Ann Hui’s A Simple Life may have one of the most accurate titles in all of cinema, as the film has a bracingly casual sense of day-to-day working-class life that recalls the films of Jean Renoir or, more recently, Olivier Assayas. A brief pre-title scrawl tells us that a Hong Kong servant by the name of Ah Tao (Deanie Ip) has worked for the Leung family for the better part of 60 years, and that she now resides with Roger (Andy Lau), a film producer who acts as the current informal head of the family. It’s almost immediately apparent that Roger’s the only Leung left who really cares for Ah Tao, as the rest of the family, relocated some time ago to the U.S., only periodically surfaces in an effort to offer the now elderly woman the various platitudes that we traditionally lavish on people who’ve grown to make us faintly uncomfortable. After a stroke early on, Ah Tao asks Roger to place her in a rest home—a request that he hesitantly obliges in order to ease her sense of uselessness (her words) and shame. The rest of the film follows Roger and his former guardian as they steal time to see one another when they can, usually either to take a walk or have a quick, simple dinner, as they try to get a handle on a rapidly approaching inevitability.
Lau is a major star in China, of course, and for good reason, but I’m not sure I’ve ever personally seen him sustain such a difficult role with such fluid subtlety. It’s clear that Roger has no life outside of Ah Tao and his career, and Lau allows you to see that in his slight physical withdrawal from other people as well as with the occasional bruised smile. Roger’s good looking and successful, but something in him remains socially stunted—a mystery that Lau doesn’t shortchange with actorly ploys for easy tears. As Ah Tao, Ip is heartbreaking in a largely internal role as a woman trying her damndest to hold onto her dignity as her body continually betrays her.
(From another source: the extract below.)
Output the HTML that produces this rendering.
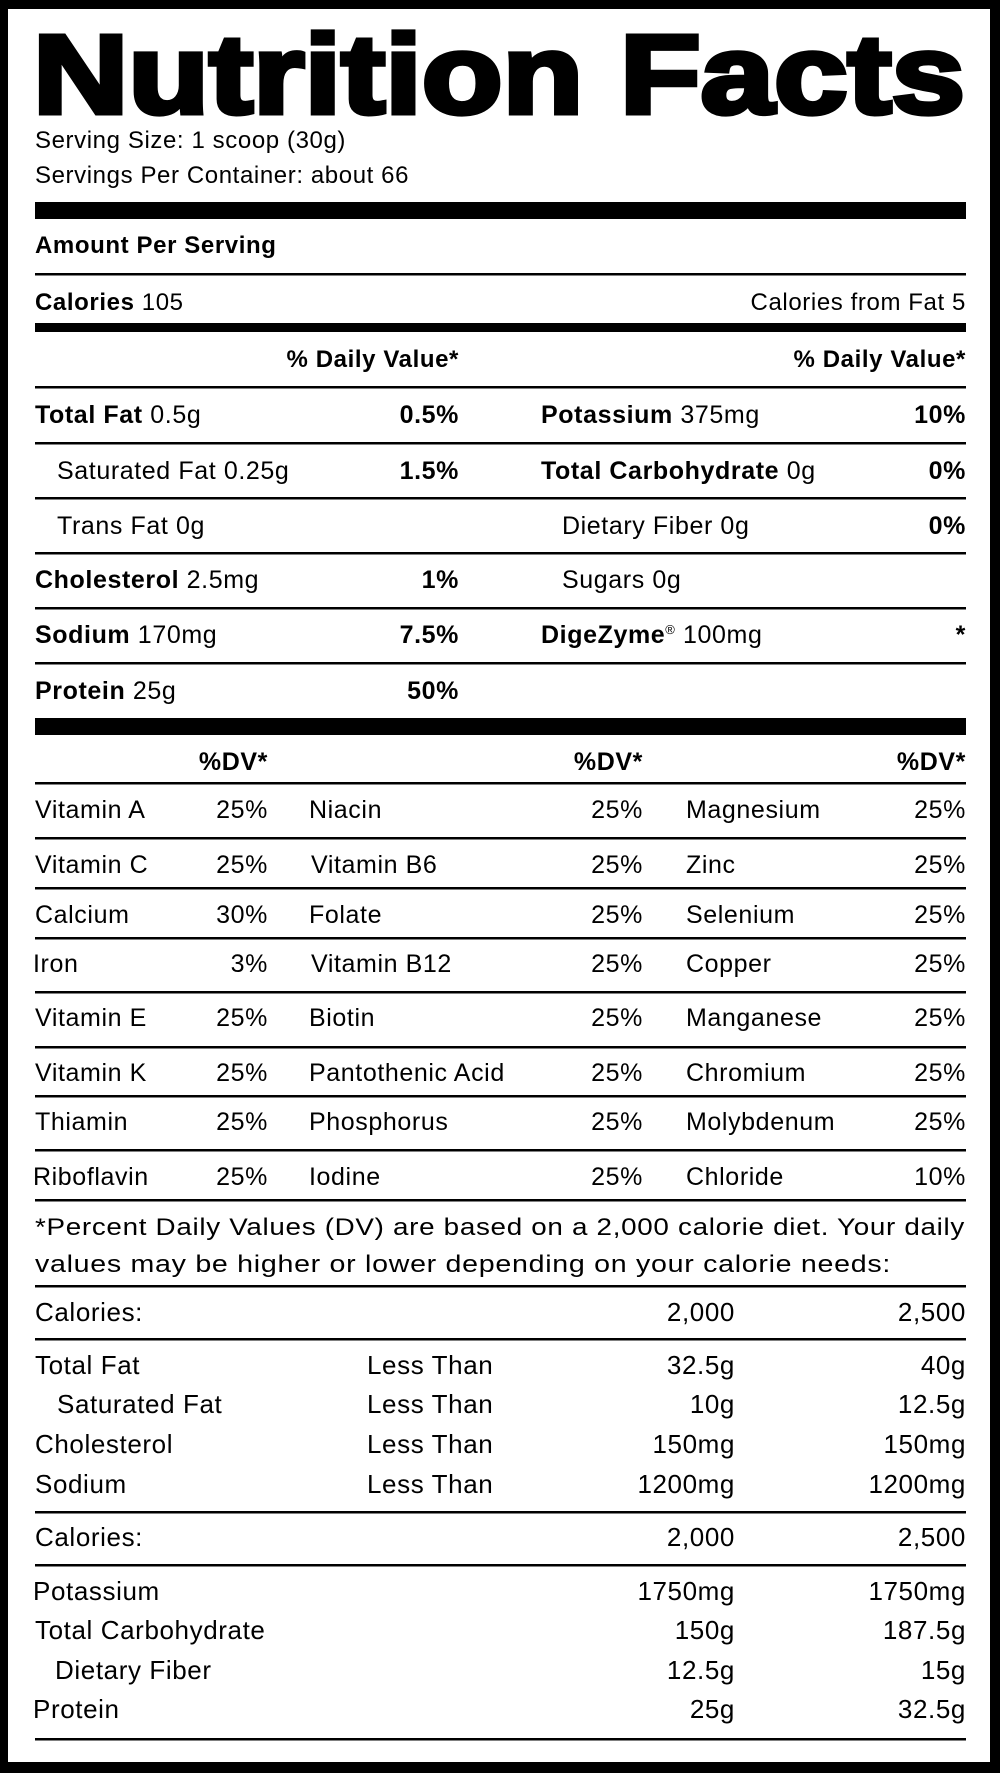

Ann Hui’s direction is deceptively simple; she hides the relatively conventional design of each scene by letting them breathe more than usual, a shrewd approach that eventually constrains A Simple Life as the film approaches its second hour. You may appreciate Hui’s empathy and refusal to provide conventionally melodramatic plot turns, but also wonder if Ah Tao’s unceasing need for Roger would ever just occasionally rub him the wrong way. Anyone who’s ever lived with an elderly person in need of considerable care knows an ugly truth: that, no matter how much you love them, there are still times where you’d like nothing more than to be free of them, a fantasy that immediately leads to guilt and self-loathing. Roger, on the other hand, is a sad-eyed saint who never once even raises his voice, a fantasy of the person we’d all like to be while in the midst of a situation that’ll affect virtually all of us in one fashion or another. A Simple Life is moving and well made, but it could use a little emotional grit and, while we’re at it, a sense of humor. Roger and Ah Tao would appear to be nice, admirable people, but their virtue grows a little tedious after awhile and you can’t help but wonder what the rest of the family’s up to here in the ’ol U.S. of A.